I think antenna mfrs are a in a no-win situation there..  If I 
advertised a dipole and published the gain as 1 dBi (-1 dBd) (which is 
probably about what you'd get with a typical dipole, as implemented, 
accounting for copper losses, matching losses, etc), nobody would buy 
it.  They'd all go "I know a dipole has 2.15 dBi gain, so that W6RMK 
dipole is a pile of junk".  I'd have 50 reviews on eHam, half of which 
would be 1s and 2s from people who hadn't even bought the antenna or 
even seen it, but comparing it against the hypothetical gain figures on 
the shipping carton of their wonder antenna.

"Our special matching network provides up to 12dBd gain on any amateur 
band with no tuning when installed between two trees in your backyard"

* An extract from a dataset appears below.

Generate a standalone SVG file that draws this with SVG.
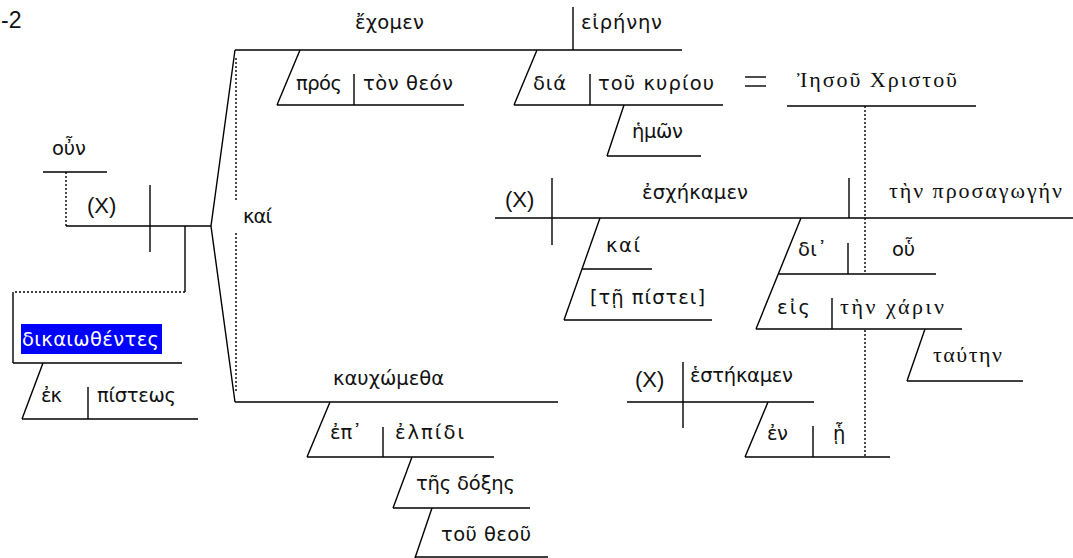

(and when you ask the company about that claim they go.. Oh, it was a 
typo, it should have been -12 dBd, but we already had all the boxes 
printed before we caught it)

Then there's the "spec sheet prepared by someone who doesn't know what 
they're doing".. A radio shack Vertical with a sort of interesting 
tuning network ( couple of threaded rings that moved up and down. 
essentially a tuned load.).  They had the return loss and gain 
backwards.  No, it's not 15 dB gain and 1 dB return loss (at least if 
properly adjusted)


Nope.. the best you can do is go buy the report from someone who 
actually tested them.

I've been trying to convince the radio club at JPL that we should, as a 
public service, do an HF antenna gain measurement festival on the Mesa 
antenna range. We've got calibrated gear, multiple transmitter sites at 
1200 feet, 3000 feet, and more, with big valleys in between.

What we don't have is (and this is the hard part, as the TriBand antenna 
report authors will confirm)
1) A pile of antennas to test
2) A bunch of labor to run those antennas up the tower and back down. We 
have a bucket truck to make that easier, but it's still a lot of work.

And in practice, you could probably get the antennas loaned, but they 
come dismantled, so you need an ever bigger pile of labor to assemble 
them for the test and dismantle them afterwards to ship back.